Telling myself fewer stories

I was hanging out with a friend this weekend and she asked me why I practice Buddhism. I thought about it for a moment, and answered that it helps me stop telling myself so many stories. My friend replied “that’s the first answer I’ve ever heard that makes it sound appealing.” She said other friends have talked about peace of mind or calmness, but they had seemed detached from life. She couldn’t see the appeal of living without emotions. Stopping stories, on the other hand, caught her interest.

Telling fewer stories is a relatively new answer for me, and it’s been a powerful one. A lot of American Buddhist teachers and writers present meditation and mindfulness as stopping thought. They teach borrowed Hindu meditation focusing techniques like gazing or holding objects in ones mind. Mindfulness is taught as becoming aware of thoughts, and shifting to a focus like the breath or music. I practiced this way for a long time and it did have some benefit. My state of mind improved, I became less reactive, and I was generally calmer and more content.

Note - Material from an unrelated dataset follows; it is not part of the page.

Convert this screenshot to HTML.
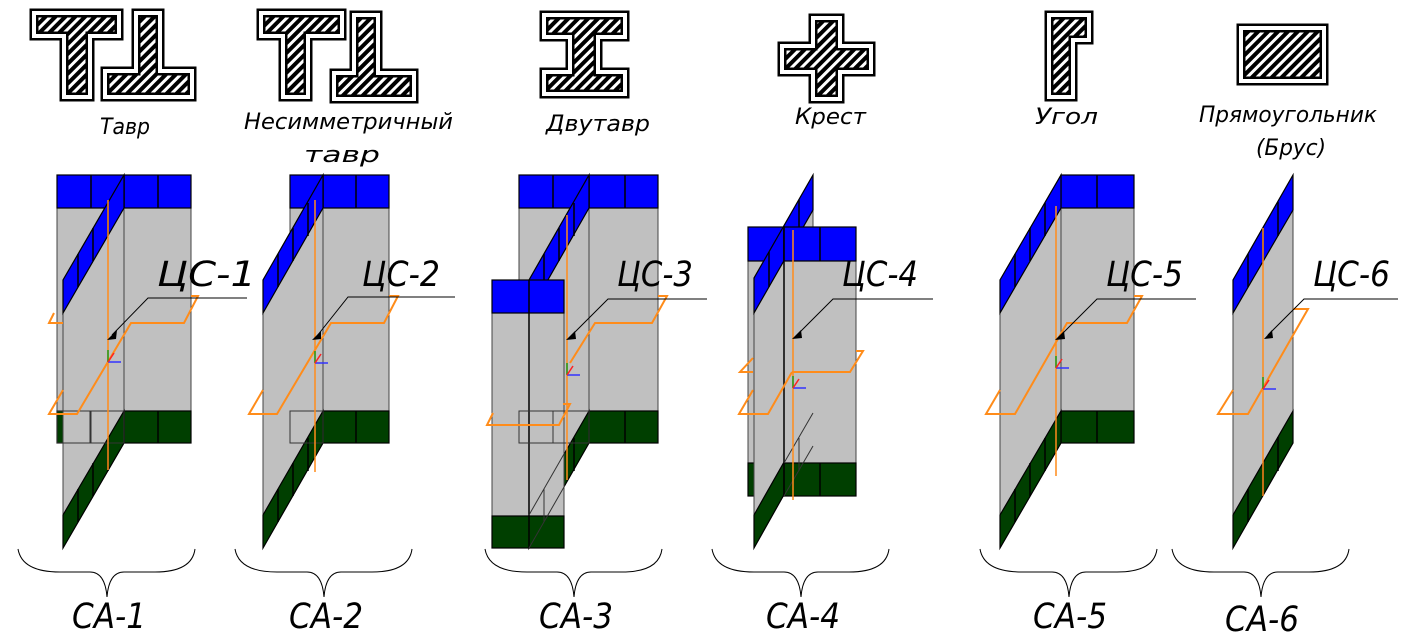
<!DOCTYPE html>
<html><head><meta charset="utf-8"><style>
html,body{margin:0;padding:0;background:#fff;}
svg{display:block;}
text{font-family:"DejaVu Sans","Liberation Sans",sans-serif;font-style:oblique;fill:#000;}
.g{fill:#c0c0c0;stroke:#444;stroke-width:1}
.b{fill:#0000ff;stroke:#000;stroke-width:1.2}
.d{fill:#003f00;stroke:#000;stroke-width:1.2}
.ln{stroke:#000;stroke-width:1.5}
.o{fill:none;stroke:#ff8c1a;stroke-width:2}
.ol{stroke:#ff8c1a;stroke-width:1.5}
.bx{fill:none;stroke:#333;stroke-width:1}
.br{fill:none;stroke:#000;stroke-width:1}
.ic1{fill:none;stroke:#000;stroke-width:9}
.ic2{fill:none;stroke:#fff;stroke-width:4}
.lead{fill:none;stroke:#000;stroke-width:1}
</style></head><body>
<svg width="1418" height="644" viewBox="0 0 1418 644" xmlns="http://www.w3.org/2000/svg">
<defs>
<pattern id="h" width="7" height="7" patternUnits="userSpaceOnUse" patternTransform="rotate(45)">
<rect width="7" height="7" fill="#fff"/><rect width="4" height="7" fill="#000"/>
</pattern>
<g id="ax"><line x1="0" y1="0" x2="0" y2="-12" stroke="#1a9a1a" stroke-width="1.5"/><line x1="0" y1="0" x2="13" y2="0" stroke="#3333ff" stroke-width="1.5"/><line x1="0" y1="0" x2="6" y2="-9" stroke="#ff2020" stroke-width="1.5"/></g>
</defs>

<!-- ICONS -->
<g>
<path d="M34,13 H119 V36 H90 V97 H64 V36 H34 Z" fill="url(#h)"/>
<path d="M34,13 H119 V36 H90 V97 H64 V36 H34 Z" class="ic1"/><path d="M34,13 H119 V36 H90 V97 H64 V36 H34 Z" class="ic2"/>
<path d="M136,13 H160 V71 H192 V97 H105 V71 H136 Z" fill="url(#h)"/>
<path d="M136,13 H160 V71 H192 V97 H105 V71 H136 Z" class="ic1"/><path d="M136,13 H160 V71 H192 V97 H105 V71 H136 Z" class="ic2"/>

<path d="M261,13 H342 V36 H308 V97 H283 V36 H261 Z" fill="url(#h)"/>
<path d="M261,13 H342 V36 H308 V97 H283 V36 H261 Z" class="ic1"/><path d="M261,13 H342 V36 H308 V97 H283 V36 H261 Z" class="ic2"/>
<path d="M354,15 H378 V73 H414 V99 H334 V73 H354 Z" fill="url(#h)"/>
<path d="M354,15 H378 V73 H414 V99 H334 V73 H354 Z" class="ic1"/><path d="M354,15 H378 V73 H414 V99 H334 V73 H354 Z" class="ic2"/>

<path d="M544,15 H625 V37 H598 V72 H625 V94 H544 V72 H570 V37 H544 Z" fill="url(#h)"/>
<path d="M544,15 H625 V37 H598 V72 H625 V94 H544 V72 H570 V37 H544 Z" class="ic1"/><path d="M544,15 H625 V37 H598 V72 H625 V94 H544 V72 H570 V37 H544 Z" class="ic2"/>

<path d="M813,18 H840 V46 H871 V72 H840 V99 H813 V72 H782 V46 H813 Z" fill="url(#h)"/>
<path d="M813,18 H840 V46 H871 V72 H840 V99 H813 V72 H782 V46 H813 Z" class="ic1"/><path d="M813,18 H840 V46 H871 V72 H840 V99 H813 V72 H782 V46 H813 Z" class="ic2"/>

<path d="M1049,15 H1089 V40 H1073 V97 H1049 Z" fill="url(#h)"/>
<path d="M1049,15 H1089 V40 H1073 V97 H1049 Z" class="ic1"/><path d="M1049,15 H1089 V40 H1073 V97 H1049 Z" class="ic2"/>

<path d="M1241,28 H1324 V81 H1241 Z" fill="url(#h)"/>
<path d="M1241,28 H1324 V81 H1241 Z" class="ic1"/><path d="M1241,28 H1324 V81 H1241 Z" class="ic2"/>
</g>

<!-- top labels -->
<g font-size="22">
<text x="100" y="134" textLength="50" lengthAdjust="spacingAndGlyphs">Тавр</text>
<text x="244" y="129" textLength="209" lengthAdjust="spacingAndGlyphs">Несимметричный</text>
<text x="304" y="162" textLength="76" lengthAdjust="spacingAndGlyphs">тавр</text>
<text x="546" y="131" textLength="104" lengthAdjust="spacingAndGlyphs">Двутавр</text>
<text x="795" y="124" textLength="71" lengthAdjust="spacingAndGlyphs">Крест</text>
<text x="1035" y="124" textLength="63" lengthAdjust="spacingAndGlyphs">Угол</text>
<text x="1199" y="122" textLength="178" lengthAdjust="spacingAndGlyphs">Прямоугольник</text>
<text x="1256" y="155" textLength="70" lengthAdjust="spacingAndGlyphs">(Брус)</text>
</g>

<!-- FIG 1 -->
<g>
<rect x="57" y="175" width="134" height="268" class="g"/>
<rect x="57" y="175" width="134" height="33" class="b"/>
<rect x="57" y="411" width="134" height="32" class="d"/>
<path d="M91,175V208M124,175V208M158,175V208M158,411V443M124,411V443" class="ln"/>
<polygon points="63,280 124,175 124,443 63,548" class="g"/>
<polygon points="63,280 124,175 124,208 63,313" class="b"/>
<polygon points="63,515 124,411 124,443 63,548" class="d"/>
<path d="M78,254V287M93,228V261M108,203V236M78,489V522M93,463V496M108,438V471" class="ln"/>
<rect x="57" y="411" width="33" height="32" class="bx"/><rect x="91" y="411" width="33" height="32" class="bx"/>
<line x1="108" y1="200" x2="108" y2="470" class="ol"/>
<path d="M63,390 L49,414 L77,414 L131,323 L184,323 L198,296 L191,296 M63,323 L49,323 L54,313" class="o"/>
<use href="#ax" x="108" y="362"/>
</g>

<!-- FIG 2 -->
<g>
<rect x="290" y="175" width="99" height="268" class="g"/>
<rect x="290" y="175" width="99" height="33" class="b"/>
<rect x="290" y="411" width="99" height="32" class="d"/>
<path d="M323,175V208M356,175V208M356,411V443" class="ln"/>
<polygon points="263,280 323,175 323,443 263,548" class="g"/>
<polygon points="263,280 323,175 323,208 263,313" class="b"/>
<polygon points="263,515 323,411 323,443 263,548" class="d"/>
<path d="M278,254V287M293,228V261M308,203V236M278,489V522M293,463V496M308,438V471" class="ln"/>
<rect x="290" y="411" width="33" height="32" class="bx"/>
<line x1="315" y1="200" x2="315" y2="472" class="ol"/>
<path d="M263,390 L249,414 L277,414 L331,323 L384,323 L398,296 L389,296" class="o"/>
<use href="#ax" x="315" y="363"/>
</g>

<!-- FIG 3 -->
<g>
<rect x="519" y="175" width="139" height="268" class="g"/>
<rect x="519" y="175" width="139" height="33" class="b"/>
<rect x="519" y="411" width="139" height="32" class="d"/>
<path d="M553,175V208M589,175V208M625,175V208M625,411V443" class="ln"/>
<polygon points="529,280 589,175 589,443 529,548" class="g"/>
<polygon points="529,280 589,175 589,208 529,313" class="b"/>
<polygon points="529,515 589,411 589,443 529,548" class="d"/>
<path d="M544,254V287M559,228V261M574,203V236M559,463V496M574,438V471" class="ln"/>
<rect x="492" y="280" width="72" height="268" class="g"/>
<rect x="492" y="280" width="72" height="33" class="b"/>
<rect x="492" y="516" width="72" height="32" class="d"/>
<path d="M529,280V548" class="ln" stroke-width="1"/>
<path d="M529,515 L564,454 M529,548 L564,487 M544,489V522" class="bx"/>
<rect x="519" y="411" width="34" height="32" class="bx"/><rect x="553" y="411" width="36" height="32" class="bx"/>
<line x1="567" y1="215" x2="567" y2="480" class="ol"/>
<path d="M493,413 L487,425 L559,425 L570,404 L563,404 M570,363 L595,323 L652,323 L667,296 L658,296" class="o"/>
<use href="#ax" x="567" y="375"/>
</g>

<!-- FIG 4 -->
<g>
<rect x="748" y="227" width="36" height="269" class="g"/>
<rect x="748" y="227" width="36" height="34" class="b"/>
<rect x="748" y="463" width="36" height="33" class="d"/>
<polygon points="754,278 813,175 813,443 754,548" class="g"/>
<polygon points="754,278 813,175 813,210 754,313" class="b"/>
<polygon points="754,515 813,411 813,443 754,548" class="d"/>
<path d="M769,252V287M784,226V261M799,200V235" class="ln"/>
<rect x="784" y="227" width="72" height="269" class="g"/>
<rect x="784" y="227" width="72" height="34" class="b"/>
<rect x="784" y="463" width="72" height="33" class="d"/>
<path d="M820,227V261M820,463V496M784,227V496" class="ln"/>
<path d="M784,463 L813,413 M784,496 L813,446 M799,438V471" class="bx"/>
<line x1="793" y1="230" x2="793" y2="500" class="ol"/>
<path d="M753,358 L740,372 L753,372 M792,372 L850,372 L863,351 L856,351 M753,390 L739,414 L768,414 L792,372" class="o"/>
<use href="#ax" x="793" y="388"/>
</g>

<!-- FIG 5 -->
<g>
<rect x="1061" y="175" width="73" height="268" class="g"/>
<rect x="1061" y="175" width="73" height="33" class="b"/>
<rect x="1061" y="411" width="73" height="32" class="d"/>
<path d="M1097,175V208M1097,411V443" class="ln"/>
<polygon points="1000,280 1061,175 1061,443 1000,548" class="g"/>
<polygon points="1000,280 1061,175 1061,208 1000,313" class="b"/>
<polygon points="1000,515 1061,411 1061,443 1000,548" class="d"/>
<path d="M1015,254V287M1030,228V261M1045,203V236M1015,489V522M1030,463V496M1045,438V471" class="ln"/>
<line x1="1056" y1="206" x2="1056" y2="476" class="ol"/>
<path d="M1000,390 L986,414 L1015,414 L1067,323 L1127,323 L1142,296 L1134,296" class="o"/>
<use href="#ax" x="1056" y="368"/>
</g>

<!-- FIG 6 -->
<g>
<polygon points="1233,280 1293,175 1293,443 1233,548" class="g"/>
<polygon points="1233,280 1293,175 1293,210 1233,313" class="b"/>
<polygon points="1233,515 1293,411 1293,443 1233,548" class="d"/>
<path d="M1248,254V287M1263,228V261M1278,202V236M1248,489V522M1263,463V496M1278,437V471" class="ln"/>
<line x1="1263" y1="228" x2="1263" y2="496" class="ol"/>
<path d="M1233,390 L1218,414 L1248,414 L1308,309 L1293,309" class="o"/>
<use href="#ax" x="1263" y="389"/>
</g>

<!-- CS labels and leaders -->
<g font-size="35">
<text x="157" y="286" textLength="99" lengthAdjust="spacingAndGlyphs">ЦС-1</text>
<text x="362" y="286" textLength="78" lengthAdjust="spacingAndGlyphs">ЦС-2</text>
<text x="617" y="286" textLength="76" lengthAdjust="spacingAndGlyphs">ЦС-3</text>
<text x="842" y="286" textLength="76" lengthAdjust="spacingAndGlyphs">ЦС-4</text>
<text x="1106" y="286" textLength="77" lengthAdjust="spacingAndGlyphs">ЦС-5</text>
<text x="1313" y="286" textLength="77" lengthAdjust="spacingAndGlyphs">ЦС-6</text>
</g>
<g>
<path d="M247,298 H148 L112,335" class="lead"/><polygon points="107,340 117,330 116,339" fill="#000"/>
<path d="M455,297 H348 L317,336" class="lead"/><polygon points="312,340 321,331 321,339" fill="#000"/>
<path d="M707,299 H608 L571,336" class="lead"/><polygon points="566,340 575,331 576,339" fill="#000"/>
<path d="M933,299 H833 L797,335" class="lead"/><polygon points="792,339 801,330 802,338" fill="#000"/>
<path d="M1196,299 H1097 L1060,336" class="lead"/><polygon points="1055,340 1064,331 1065,339" fill="#000"/>
<path d="M1398,299 H1304 L1268,335" class="lead"/><polygon points="1264,339 1272,330 1273,338" fill="#000"/>
</g>

<!-- braces -->
<g>
<path d="M18,549 Q22,572 60,572 H90 Q105,572 107,597 Q109,572 124,572 H155 Q192,572 195,549" class="br"/>
<path d="M235,549 Q239,572 277,572 H307 Q322,572 324,597 Q326,572 341,572 H372 Q409,572 412,549" class="br"/>
<path d="M485,549 Q489,572 527,572 H557 Q572,572 574,597 Q576,572 591,572 H622 Q659,572 662,549" class="br"/>
<path d="M712,549 Q716,572 754,572 H784 Q799,572 801,597 Q803,572 818,572 H849 Q886,572 889,549" class="br"/>
<path d="M980,549 Q984,572 1022,572 H1052 Q1067,572 1069,597 Q1071,572 1086,572 H1117 Q1154,572 1157,549" class="br"/>
<path d="M1172,549 Q1176,572 1214,572 H1244 Q1259,572 1261,597 Q1263,572 1278,572 H1309 Q1346,572 1349,549" class="br"/>
</g>
<g font-size="35">
<text x="72" y="628" textLength="74" lengthAdjust="spacingAndGlyphs">СА-1</text>
<text x="289" y="628" textLength="74" lengthAdjust="spacingAndGlyphs">СА-2</text>
<text x="539" y="628" textLength="74" lengthAdjust="spacingAndGlyphs">СА-3</text>
<text x="766" y="628" textLength="74" lengthAdjust="spacingAndGlyphs">СА-4</text>
<text x="1033" y="628" textLength="74" lengthAdjust="spacingAndGlyphs">СА-5</text>
<text x="1225" y="631" textLength="74" lengthAdjust="spacingAndGlyphs">СА-6</text>
</g>
</svg>
</body></html>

The problem with stopping thought

Unfortunately, stopping thought is the “fast food” of Buddhism. It skips over the hard work of looking at and learning about our egos from our internal discourse. I think of my ego as the protective part of myself that tries to keep my true self safe by maintaining attachments. When a stimulus appears that could signal a threat or loss, my ego smoothly and automatically engages. It produces a stream of discursive thoughts or “stories,” dragging me into the past or future to defend my attachment. For example, checking the time of a meeting today has made me nervous. Some of this client company’s staff are aggressive and unprofessional. I can’t help but wonder what the week’s unpleasantness will be. I start worrying about who will attend, and what irrational demands they will make. Next I mentally move on to preparing to defend my work, even though I’m a seasoned expert in my field.

I snap back to the present, realizing that I can’t control the situation. In the past I’d have used a focusing strategy like putting on music or stepping outside to disengage my ego. However, now I know that this type of thought stopping is merely escapism. It will not help me tell myself fewer stories like this one. Instead I try to sit with the apprehension and look at the story. Why does this situation bother me so much? What is the attachment I’m defending?

If I can find the root cause, I won’t need to retell the tale on a later date. That means one fewer story I tell myself.